Pull Request Template
## Changes Made
Brief summary of what was added, changed, or removed.
## Related Issue
Fixes #[issue-number] (if applicable)
## Type of Change
- [ ] New standard
- [ ] Documentation update
- [ ] Bug fix
- [ ] Process improvement
## Checklist
- [ ] Content follows writing guidelines
- [ ] Examples are clear and correct
- [ ] Links are valid and working
- [ ] Spelling and grammar checked
- [ ] Related documentation updated
🚀 Getting Started
Ready to contribute? Here are some good first steps:
- Browse Current Issues: Look for
good-first-issue
labels - Identify Gaps: What standards are missing from your daily work?
- Start Small: Fix typos, improve examples, or clarify confusing sections
- Join Discussions: Participate in existing standards proposals
💬 Questions and Support
Need Help?
- Open an issue with the
question
label - Reach out in team chat channels on Slack (#javascript)
- Contact the standards maintainers directly
Want to Discuss Ideas?
- Start with an informal chat in team channels
- Open a discussion issue before creating detailed proposals
- Join regular standards review meetings
🤖 AI Assistant Guidelines Review
If you're using Claude Code or similar AI assistants, you can ask them to review your contributions against our guidelines:
- For Content Review: Ask "Does this follow the project's markdown style guide and contributing guidelines?"
- For Standards Compliance: Request "Please check if this contribution follows DECODE's development standards"
- For Structure Review: Ask "Is this organized according to the project's documentation structure?"
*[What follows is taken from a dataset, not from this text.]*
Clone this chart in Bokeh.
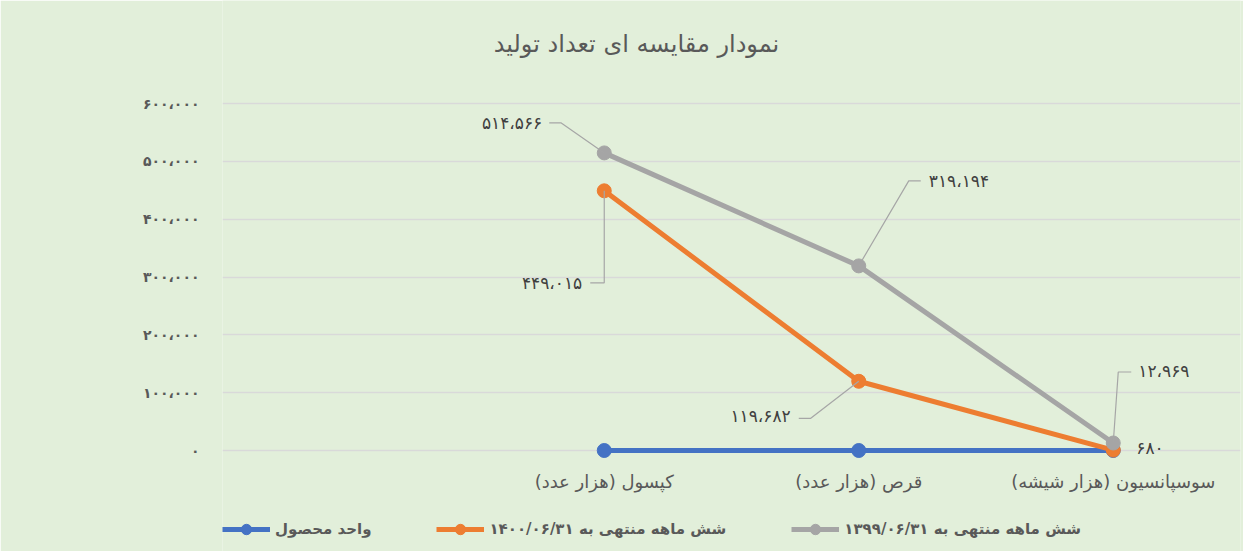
from bokeh.plotting import figure
from bokeh.models import (Range1d, FixedTicker, Label, Legend, LegendItem)
from bokeh.embed import file_html
from bokeh.resources import INLINE

# ---------------- data ----------------
title_text = "نمودار مقایسه ای تعداد تولید"
categories = ["", "کپسول (هزار عدد)", "قرص (هزار عدد)", "سوسپانسیون (هزار شیشه)"]
series_names = ["واحد محصول", "شش ماهه منتهی به ۱۴۰۰/۰۶/۳۱", "شش ماهه منتهی به ۱۳۹۹/۰۶/۳۱"]
unit_values = [0, 0, 0]
values_1400 = [449015, 119682, 680]
values_1399 = [514566, 319194, 12969]
y_ticks = [0, 100000, 200000, 300000, 400000, 500000, 600000]

# ---------------- helpers ----------------
FA = str.maketrans("0123456789,", "۰۱۲۳۴۵۶۷۸۹،")
def fa(n):
    return f"{n:,}".translate(FA)

W, H = 1243, 551
YMAX = 600000
PX_SPAN = 347          # pixels from 0 to YMAX
ZERO_Y = 450           # canvas y of value 0
LEFT, RIGHT = 222, 3
FW = W - LEFT - RIGHT
NX = len(categories)
ux = NX / FW
uy = YMAX / PX_SPAN

FONT = "DejaVu Sans"
GREY_TXT = "#595959"
BG = "#E2EFDA"

p = figure(width=W, height=H, output_backend="svg", toolbar_location=None,
           x_range=Range1d(0, NX),
           y_range=Range1d(-(H - ZERO_Y) * uy, ZERO_Y * uy),
           min_border_left=LEFT, min_border_right=RIGHT,
           min_border_top=0, min_border_bottom=0)
p.background_fill_color = BG
p.border_fill_color = BG
p.outline_line_color = None

# axes
p.xaxis.ticker = FixedTicker(ticks=[i + 0.5 for i in range(NX)])
p.xaxis.major_label_overrides = {i + 0.5: c for i, c in enumerate(categories)}
p.xaxis.fixed_location = 0
p.yaxis.ticker = FixedTicker(ticks=y_ticks)
p.yaxis.major_label_overrides = {t: fa(t) for t in y_ticks}
for ax in (p.xaxis[0], p.yaxis[0]):
    ax.axis_line_color = None
    ax.major_tick_line_color = None
    ax.minor_tick_line_color = None
    ax.major_tick_out = 0
    ax.major_tick_in = 0
    ax.major_label_text_color = GREY_TXT
    ax.major_label_text_font = FONT
p.xaxis.major_label_text_font_size = "18px"
p.xaxis.major_label_standoff = 20
p.yaxis.major_label_text_font_size = "14px"
p.yaxis.major_label_text_font_style = "bold"
p.yaxis.major_label_standoff = 23

p.xgrid.grid_line_color = None
p.ygrid.grid_line_color = "#D9D9D9"
p.ygrid.grid_line_width = 1.5

xs = [i + 0.5 for i in range(1, NX)]

colors = ["#4472C4", "#ED7D31", "#A5A5A5"]
data = [unit_values, values_1400, values_1399]
items = []
for name, vals, col in zip(series_names, data, colors):
    r1 = p.line(xs, vals, line_color=col, line_width=5)
    r2 = p.scatter(xs, vals, size=14, fill_color=col, line_color=col)
    items.append(LegendItem(label=name, renderers=[r1, r2]))

# ---------------- data labels with leader lines ----------------
# (series values, index, elbow px, end px, text px, align)  px offsets screen (y down)
label_specs = [
    (values_1399, 0, (-43, -30), (-55, -30), (-62, -30), "right"),
    (values_1399, 1, (50, -85), (62, -85), (70, -85), "left"),
    (values_1399, 2, (5, -71), (18, -71), (25, -72), "left"),
    (values_1400, 0, (0, 92), (-14, 92), (-22, 92), "right"),
    (values_1400, 1, (-48, 37), (-60, 37), (-68, 35), "right"),
    (values_1400, 2, None, None, (23, -2), "left"),
]
for vals, i, elbow, end, tpos, align in label_specs:
    x0, y0 = xs[i], vals[i]
    if elbow is not None:
        lx = [x0, x0 + elbow[0] * ux, x0 + end[0] * ux]
        ly = [y0, y0 - elbow[1] * uy, y0 - end[1] * uy]
        p.line(lx, ly, line_color="#A6A6A6", line_width=1.2)
    p.add_layout(Label(x=x0 + tpos[0] * ux, y=y0 - tpos[1] * uy, text=fa(vals[i]),
                       text_align=align, text_baseline="middle",
                       text_font=FONT, text_font_size="17px", text_color="#404040"))

# title (inside the frame, top area)
p.add_layout(Label(x=(636 - LEFT) * ux, y=(ZERO_Y - 43) * uy, text=title_text,
                   text_align="center", text_baseline="middle",
                   text_font=FONT, text_font_size="24px", text_color=GREY_TXT))

legend = Legend(items=items, orientation="horizontal", location=(0, 9),
                background_fill_alpha=0, border_line_color=None,
                label_text_font=FONT, label_text_font_size="15px",
                label_text_font_style="bold", label_text_color=GREY_TXT,
                glyph_width=48, glyph_height=26, label_standoff=5, spacing=65,
                padding=0, margin=0)
p.add_layout(legend)

open("out.html", "w").write(file_html(p, INLINE))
Important: When working with AI assistants on this project, always include this instruction:
"Please also update the TODO list and commit the changes when you're done."
This ensures that:
- The project TODO list stays current
- Changes are properly committed with appropriate messages
- Project memory (CLAUDE.md) reflects the latest status
- Other team members can see progress and current priorities
The AI assistant has access to our complete style guide, contributing guidelines, and organizational standards to help ensure consistency.
Remember: Great standards come from shared experiences and collaborative refinement. Your perspective and expertise make our practices stronger!